Unsolicited Services 

The Law, as stipulated by the Directive, limits the so called “inertia-selling”. The provision of unsolicited financial services (including tacit renewals of existing financial contracts) is prohibited in all cases where, as a result of such unsolicited service, the consumer will be required to make an immediate or deferred payment and, as a result, the consumer is exempt from any obligation thereunder. 

The Law, however, restricts the concept of “tacit renewal” by excluding, inter alia, those tacit renewals that are provided in the original contract, provided that the renewal is made in the same terms and conditions. 

Unfortunately, the Law does not implement in Spain the Directive as amended by Directive 2005/29/CE of the European Parliament on Unfair Business Practices, which further expands and homogenises the protection granted to consumers in connection with unsolicited services.

Unsolicited Communications 

The Law, following the Directive, also limits “cold-calling” marketing techniques. However, the regime applicable in Spain to unsolicited communications, as amended by the Law, diverges from the one established by the Directive.  

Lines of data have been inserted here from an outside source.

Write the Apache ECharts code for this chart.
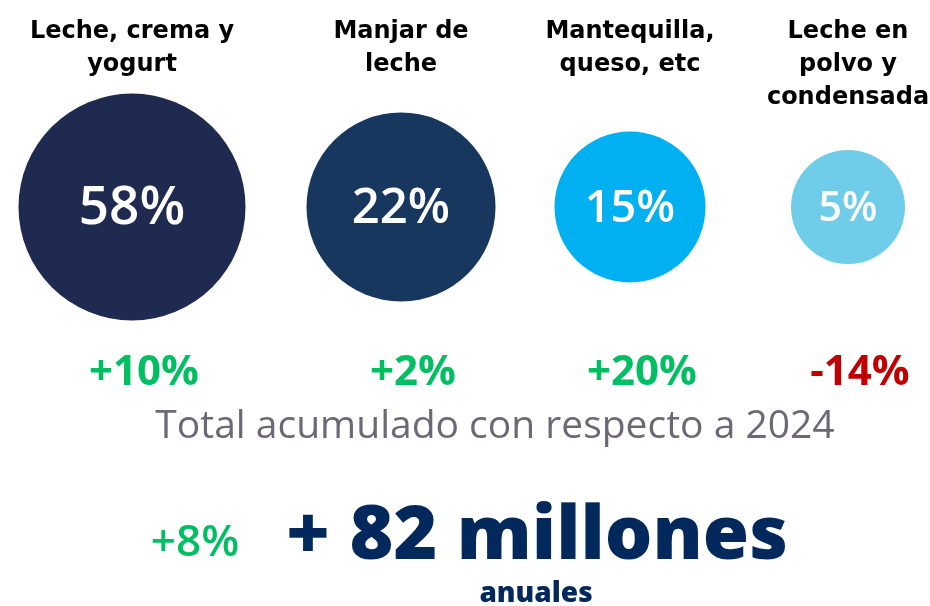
<!DOCTYPE html>
<html>
<head>
<meta charset="utf-8">
<style>
html,body{margin:0;padding:0;background:#fff;}
#chart{width:930px;height:606px;}
</style>
</head>
<body>
<div id="chart"></div>
<script src="https://cdn.jsdelivr.net/npm/echarts@6/dist/echarts.min.js"></script>
<script>
// categorías y valores
const categories = ['Leche, crema y\nyogurt', 'Manjar de\nleche', 'Mantequilla,\nqueso, etc', 'Leche en\npolvo y\ncondensada'];
const shares = [58, 22, 15, 5];      // participación %
const growth = [10, 2, 20, -14];     // variación vs 2024 %
const totalGrowth = 8;
const totalMillones = 82;
const totalText = 'Total acumulado con respecto a 2024';

// layout / estilos
const colCenter = [132, 401, 630, 848];
const bubbleSize = [227, 189, 151, 114];
const bubbleColor = ['#1F2A50', '#17375F', '#00B0F0', '#70CDEA'];
const verde = '#00BF63', rojo = '#C00000', azul = '#03295C';
const rows = ['cuota', 'variacion'];

let mycharts = echarts.init(document.getElementById('chart'));

let grids = [], xAxes = [], yAxes = [], series = [];
categories.forEach((cat, i) => {
    grids.push({left: colCenter[i] - 120, width: 240, top: 124, height: 332, containLabel: false, outerBoundsMode: 'none'});
    xAxes.push({
        gridIndex: i,
        type: 'category',
        data: [cat],
        position: 'top',
        axisLine: {show: false},
        axisTick: {show: false},
        splitLine: {show: false},
        axisLabel: {
            interval: 0,
            margin: 109,
            verticalAlign: 'top',
            align: 'center',
            color: '#000',
            fontFamily: 'DejaVu Sans',
            fontWeight: 'bold',
            fontSize: 24,
            lineHeight: 33
        }
    });
    yAxes.push({gridIndex: i, type: 'category', data: rows, inverse: true, show: false});

    let fs = Math.round(bubbleSize[i] * 0.105 + 29.5);
    let g = growth[i];
    series.push({
        type: 'scatter',
        xAxisIndex: i,
        yAxisIndex: i,
        silent: true,
        data: [
            {
                value: [cat, 'cuota', shares[i]],
                symbolSize: bubbleSize[i],
                itemStyle: {color: bubbleColor[i], opacity: 1},
                label: {
                    show: true, position: 'inside',
                    formatter: shares[i] + '%',
                    color: '#fff', fontFamily: 'Open Sans', fontWeight: 600, fontSize: fs,
                    offset: [0, 2]
                }
            },
            {
                value: [cat, 'variacion', g],
                symbolSize: 1,
                itemStyle: {color: 'rgba(0,0,0,0)', opacity: 1},
                label: {
                    show: true, position: 'inside',
                    formatter: (g > 0 ? '+' : '') + g + '%',
                    color: g >= 0 ? verde : rojo,
                    fontFamily: 'Open Sans', fontWeight: 700, fontSize: 42,
                    offset: [12, 0]
                }
            }
        ]
    });
});

let options = {
    animation: false,
    backgroundColor: '#fff',
    grid: grids,
    xAxis: xAxes,
    yAxis: yAxes,
    series: series,
    graphic: [
        {type: 'text', x: 495, y: 427, style: {text: totalText, fill: '#6D6875', font: '400 39px "Open Sans"', align: 'center', verticalAlign: 'middle'}},
        {type: 'text', x: 195, y: 543, style: {text: '+' + totalGrowth + '%', fill: verde, font: '600 44px "Open Sans"', align: 'center', verticalAlign: 'middle'}},
        {type: 'text', x: 537, y: 538, style: {text: '+ ' + totalMillones + ' millones', fill: azul, font: '800 75px "Open Sans"', align: 'center', verticalAlign: 'middle'}},
        {type: 'text', x: 536, y: 594, style: {text: 'anuales', fill: azul, font: '800 28px "Open Sans"', align: 'center', verticalAlign: 'middle'}}
    ]
};
mycharts.setOption(options, true);
window.addEventListener('resize', () => mycharts.resize());
</script>
</body>
</html>
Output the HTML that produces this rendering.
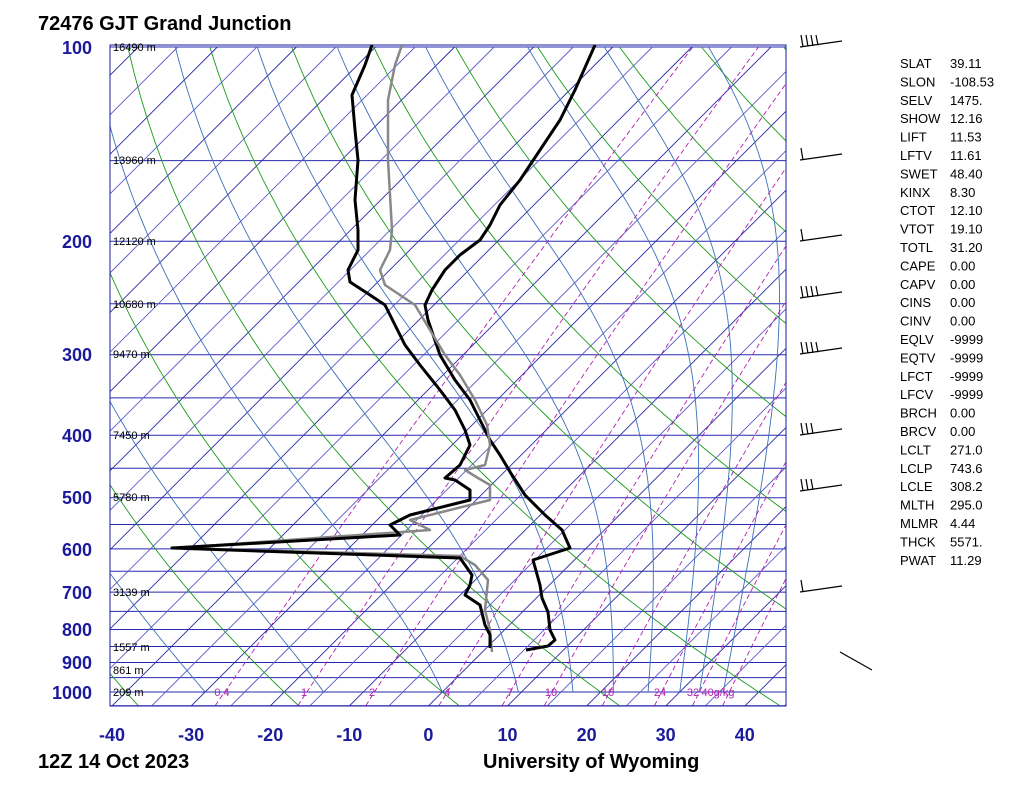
<!DOCTYPE html>
<html><head><meta charset="utf-8"><style>
body{margin:0;background:#fff;width:1024px;height:794px;overflow:hidden;font-family:"Liberation Sans",sans-serif}
svg{position:absolute;left:0;top:0}
</style></head><body>
<svg id="s" width="1024" height="794" xmlns="http://www.w3.org/2000/svg">
<defs><clipPath id="c"><rect x="110" y="45" width="676" height="661"/></clipPath></defs>
<rect x="0" y="0" width="1024" height="794" fill="#fff"/>
<g id="bg" clip-path="url(#c)"></g>
<rect x="110" y="45" width="676" height="661" fill="none" stroke="#1a1aa0" stroke-width="1"/>
<g id="snd" clip-path="url(#c)" fill="none" stroke-linejoin="round">
<polyline stroke="#000" stroke-width="3" points="526,650 548,646 555,640 550,630 548,612 542,598 540,585 533,560 570,548 562,530 545,515 525,495 512,475 500,455 490,440 480,420 470,400 455,380 440,355 428,320 425,305 432,290 445,270 460,255 480,240 490,225 500,205 520,180 540,150 560,120 575,90 595,45"/>
<polyline stroke="#888" stroke-width="2.5" points="492,652 490,630 485,610 488,580 475,565 460,556 175,548 430,530 410,520 490,500 490,485 478,478 465,470 485,465 490,445 487,425 475,400 460,375 445,355 430,330 415,305 400,295 385,285 380,270 390,250 392,230 388,160 388,100 395,65 402,45"/>
<polyline stroke="#000" stroke-width="3" points="490,648 490,635 485,625 480,605 465,595 470,585 472,575 465,565 460,558 172,548 400,535 390,525 410,515 470,500 470,490 455,480 445,478 460,465 470,445 465,430 455,410 440,390 420,365 405,345 395,325 385,305 370,295 350,282 348,270 358,250 358,230 355,200 358,160 355,130 352,95 365,65 372,45"/>
</g>
<g id="txt" font-family="Liberation Sans, sans-serif"></g>
</svg>
<script>
const NS="http://www.w3.org/2000/svg";
const bg=document.getElementById('bg'),tx=document.getElementById('txt');
function Y(p){return 692+645*Math.log10(p/1000);}
function X(T,p){return 112+(T+40)*7.91+(706-Y(p));}
function el(par,n,a,t){const e=document.createElementNS(NS,n);for(const k in a)e.setAttribute(k,a[k]);if(t!==undefined)e.textContent=t;par.appendChild(e);return e;}
function poly(pts,st,w,da){el(bg,'polyline',{points:pts.map(q=>q[0].toFixed(1)+','+q[1].toFixed(1)).join(' '),fill:'none',stroke:st,'stroke-width':w,'stroke-dasharray':da||''});}
for(let p=100;p<=1050;p+=50){poly([[110,Y(p)],[786,Y(p)]],'#2828b0',1);}
for(let T=-160;T<=50;T+=5){poly([[X(T,1050),Y(1050)],[X(T,100),Y(100)]],T%10==0?'#2a2aa8':'#5a5ac8',0.9);}
for(let th=-40;th<=240;th+=20){let pts=[];for(let p=1050;p>=100;p-=10){pts.push([X((th+273.15)*Math.pow(p/1000,0.2857)-273.15,p),Y(p)]);}poly(pts,'#1a9a1a',0.9);}
function es(T){return 6.112*Math.exp(17.67*T/(T+243.5));}
for(const T0 of [-30,-15,0,9.6,16.5,21.6,26,30,32.5,35.5]){let T=T0+273.15,pts=[];for(let p=1000;p>=100;p-=5){pts.push([X(T-273.15,p),Y(p)]);const rs=0.622*es(T-273.15)/(p-es(T-273.15));const d=(287*T+2.5e6*rs)/(1004+2.5e6*2.5e6*rs*0.622/(287*T*T))/p;T-=d*5;}
 poly(pts,'#3a70b8',0.9);}
for(const w of [0.4,1,2,4,7,10,16,24,32,40]){let pts=[];for(let p=1050;p>=100;p-=25){const e=w*p/(622+w),l=Math.log(e/6.112);pts.push([X(243.5*l/(17.67-l),p),Y(p)]);}poly(pts,'#b020b0',0.9,'5,3');}
[['0.4',222],['1',304],['2',372],['4',447],['7',510],['10',551],['16',608],['24',660],['32',693],['40g/kg',718]].forEach(a=>el(tx,'text',{x:a[1],y:696,'font-size':11,fill:'#b020b0','text-anchor':'middle'},a[0]));
[['16490 m',47],['13960 m',160],['12120 m',241],['10680 m',304],['9470 m',354],['7450 m',435],['5780 m',497],['3139 m',592],['1557 m',647],['861 m',670],['209 m',692]].forEach(a=>el(tx,'text',{x:113,y:a[1]+4,'font-size':11,fill:'#000'},a[0]));
[[100,47],[200,241],[300,354],[400,435],[500,497],[600,549],[700,592],[800,629],[900,662],[1000,692]].forEach(a=>el(tx,'text',{x:92,y:a[1]+7,'font-size':18,'font-weight':'bold',fill:'#1a1a9a','text-anchor':'end'},a[0]));
for(let T=-40;T<=40;T+=10)el(tx,'text',{x:112+(T+40)*7.91,y:741,'font-size':18,'font-weight':'bold',fill:'#1a1a9a','text-anchor':'middle'},T);
el(tx,'text',{x:38,y:30,'font-size':20,'font-weight':'bold'},'72476 GJT Grand Junction');
el(tx,'text',{x:38,y:768,'font-size':20,'font-weight':'bold'},'12Z 14 Oct 2023');
el(tx,'text',{x:483,y:768,'font-size':20,'font-weight':'bold'},'University of Wyoming');
const ind=[['SLAT','39.11'],['SLON','-108.53'],['SELV','1475.'],['SHOW','12.16'],['LIFT','11.53'],['LFTV','11.61'],['SWET','48.40'],['KINX','8.30'],['CTOT','12.10'],['VTOT','19.10'],['TOTL','31.20'],['CAPE','0.00'],['CAPV','0.00'],['CINS','0.00'],['CINV','0.00'],['EQLV','-9999'],['EQTV','-9999'],['LFCT','-9999'],['LFCV','-9999'],['BRCH','0.00'],['BRCV','0.00'],['LCLT','271.0'],['LCLP','743.6'],['LCLE','308.2'],['MLTH','295.0'],['MLMR','4.44'],['THCK','5571.'],['PWAT','11.29']];
ind.forEach((a,i)=>{const y=68+i*18.4;el(tx,'text',{x:900,y:y,'font-size':13},a[0]);el(tx,'text',{x:950,y:y,'font-size':13},a[1]);});
const wb=document.getElementById('s');
[[47,4],[160,1],[241,1],[298,4],[354,4],[435,3],[491,3],[592,1]].forEach(a=>{const y=a[0];el(wb,'line',{x1:800,y1:y,x2:842,y2:y-6,stroke:'#000','stroke-width':1.2});for(let k=0;k<a[1];k++){const x=803+k*5;el(wb,'line',{x1:x,y1:y-0.6*k,x2:x-2,y2:y-12,stroke:'#000','stroke-width':1.2});}});
el(wb,'line',{x1:840,y1:652,x2:872,y2:670,stroke:'#000','stroke-width':1.2});
</script>
</body></html>
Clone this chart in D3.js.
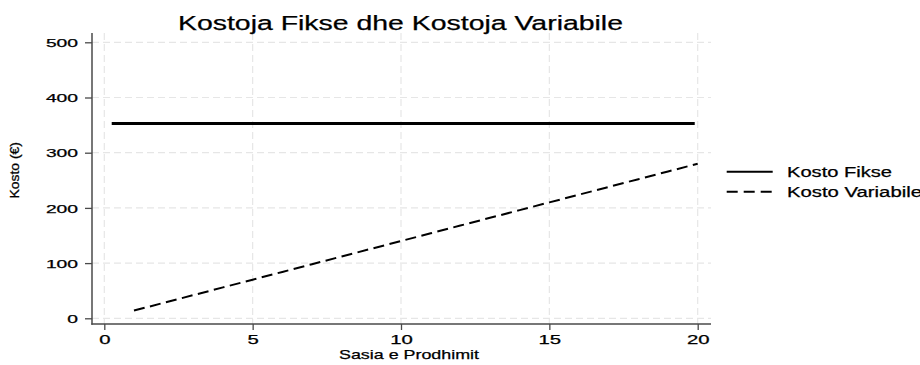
<!DOCTYPE html>
<html>
<head>
<meta charset="utf-8">
<script src="https://cdn.jsdelivr.net/npm/d3@7"></script>
<style>
  html, body { margin: 0; padding: 0; background: #fff; }
  svg { display: block; }
  text { font-family: "Liberation Sans", Arial, Helvetica, sans-serif; fill: #000; stroke: #000; stroke-width: 0.25; }
</style>
</head>
<body>
<svg id="chart" width="920" height="365"></svg>
<script>
// ---- data ----
const title = "Kostoja Fikse dhe Kostoja Variabile";
const xLabel = "Sasia e Prodhimit";
const yLabel = "Kosto (€)";
const xTicks = [0, 5, 10, 15, 20];
const yTicks = [0, 100, 200, 300, 400, 500];
const fixedX = [0.25, 19.9];
const fixedY = [353, 353];
const variableX = [1, 2, 3, 4, 5, 6, 7, 8, 9, 10, 11, 12, 13, 14, 15, 16, 17, 18, 19, 20];
const variableY = [14, 28, 42, 56, 70, 84, 98, 112, 126, 140, 154, 168, 182, 196, 210, 224, 238, 252, 266, 280];
const seriesNames = ["Kosto Fikse", "Kosto Variabile"];

// ---- layout ----
const svg = d3.select("#chart");
const x = d3.scaleLinear().domain([0, 20]).range([104.3, 697.7]);
const y = d3.scaleLinear().domain([0, 500]).range([318.3, 42.3]);
const axisX = 92, axisY = 324, plotTop = 33, plotRight = 711;
const axisColor = "#4a4a4a";
const gridColor = "#e6e6e6";

// gridlines
svg.append("g").selectAll("line").data(yTicks).join("line")
  .attr("x1", axisX).attr("x2", plotRight)
  .attr("y1", d => y(d)).attr("y2", d => y(d))
  .attr("stroke", gridColor).attr("stroke-width", 1.2).attr("stroke-dasharray", "7,4");
svg.append("g").selectAll("line").data(xTicks).join("line")
  .attr("x1", d => x(d)).attr("x2", d => x(d))
  .attr("y1", plotTop).attr("y2", axisY)
  .attr("stroke", gridColor).attr("stroke-width", 1.2).attr("stroke-dasharray", "7,4");

// axes via d3 axis generators
const yAxis = d3.axisLeft(y).tickValues(yTicks).tickSize(7).tickPadding(7).tickFormat(d3.format("d"));
const xAxis = d3.axisBottom(x).tickValues(xTicks).tickSize(6).tickPadding(5).tickFormat(d3.format("d"));

const gy = svg.append("g").attr("transform", `translate(${axisX},0)`).call(yAxis);
gy.select(".domain").remove();
gy.selectAll(".tick line").attr("stroke", axisColor).attr("stroke-width", 1.3);
gy.selectAll(".tick text")
  .attr("font-size", 11.5).attr("fill", "#111")
  .attr("font-family", "'Liberation Sans', Arial, sans-serif")
  .attr("dy", "0.36em")
  .attr("textLength", d => String(d).length * 10.7)
  .attr("lengthAdjust", "spacingAndGlyphs");

const gx = svg.append("g").attr("transform", `translate(0,${axisY})`).call(xAxis);
gx.select(".domain").remove();
gx.selectAll(".tick line").attr("stroke", axisColor).attr("stroke-width", 1.3);
gx.selectAll(".tick text")
  .attr("font-size", 12).attr("fill", "#111")
  .attr("font-family", "'Liberation Sans', Arial, sans-serif")
  .attr("dy", "0.72em")
  .attr("textLength", d => String(d).length * 11.3)
  .attr("lengthAdjust", "spacingAndGlyphs");

// axis lines
svg.append("line").attr("x1", axisX).attr("x2", axisX).attr("y1", plotTop).attr("y2", axisY + 0.7)
  .attr("stroke", axisColor).attr("stroke-width", 1.5);
svg.append("line").attr("x1", axisX - 0.7).attr("x2", plotRight).attr("y1", axisY).attr("y2", axisY)
  .attr("stroke", axisColor).attr("stroke-width", 1.5);

// series
const line = d3.line().x(d => x(d[0])).y(d => y(d[1]));
svg.append("path")
  .datum(d3.zip(fixedX, fixedY))
  .attr("d", line).attr("fill", "none")
  .attr("stroke", "#000").attr("stroke-width", 3);
svg.append("path")
  .datum(d3.zip(variableX, variableY))
  .attr("d", line).attr("fill", "none")
  .attr("stroke", "#000").attr("stroke-width", 2).attr("stroke-dasharray", "11,5.5");

// titles
svg.append("text").attr("x", 178).attr("y", 30)
  .attr("font-size", 20.5).attr("textLength", 445).attr("lengthAdjust", "spacingAndGlyphs")
  .text(title);
svg.append("text").attr("x", 339).attr("y", 359)
  .attr("font-size", 13).attr("textLength", 140).attr("lengthAdjust", "spacingAndGlyphs")
  .text(xLabel);
svg.append("text")
  .attr("transform", "translate(18.5,198.5) rotate(-90)")
  .attr("font-size", 12).attr("textLength", 56.5).attr("lengthAdjust", "spacingAndGlyphs")
  .text(yLabel);

// legend
const legend = svg.append("g");
const legendRows = [
  { name: seriesNames[0], dash: null, width: 2, y: 171.7, len: 105 },
  { name: seriesNames[1], dash: "11,6", width: 2, y: 191.7, len: 135 }
];
legendRows.forEach(r => {
  legend.append("line").attr("x1", 726.7).attr("x2", 772.7).attr("y1", r.y).attr("y2", r.y)
    .attr("stroke", "#000").attr("stroke-width", r.width)
    .attr("stroke-dasharray", r.dash);
  legend.append("text").attr("x", 787).attr("y", r.y + 5)
    .attr("font-size", 14).attr("textLength", r.len).attr("lengthAdjust", "spacingAndGlyphs")
    .text(r.name);
});
</script>
</body>
</html>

Basically, unsolicited communications are permitted: 

  • if made by telephone (whether automated or not), fax or other electronic means, if they have been previously consented by the consumer or (notably expanding the exceptions allowed by the Directive) are made in the context of a pre-existent contractual relationship; or
  • if made by any other means of distance communication systems, if the consumer has opted-in by specifically consenting the communication (which is the strictest alternative of those permitted by the Directive, as it also allowed Members States to permit these types of communications without prior consent as long as the consumer is entitled to opt out).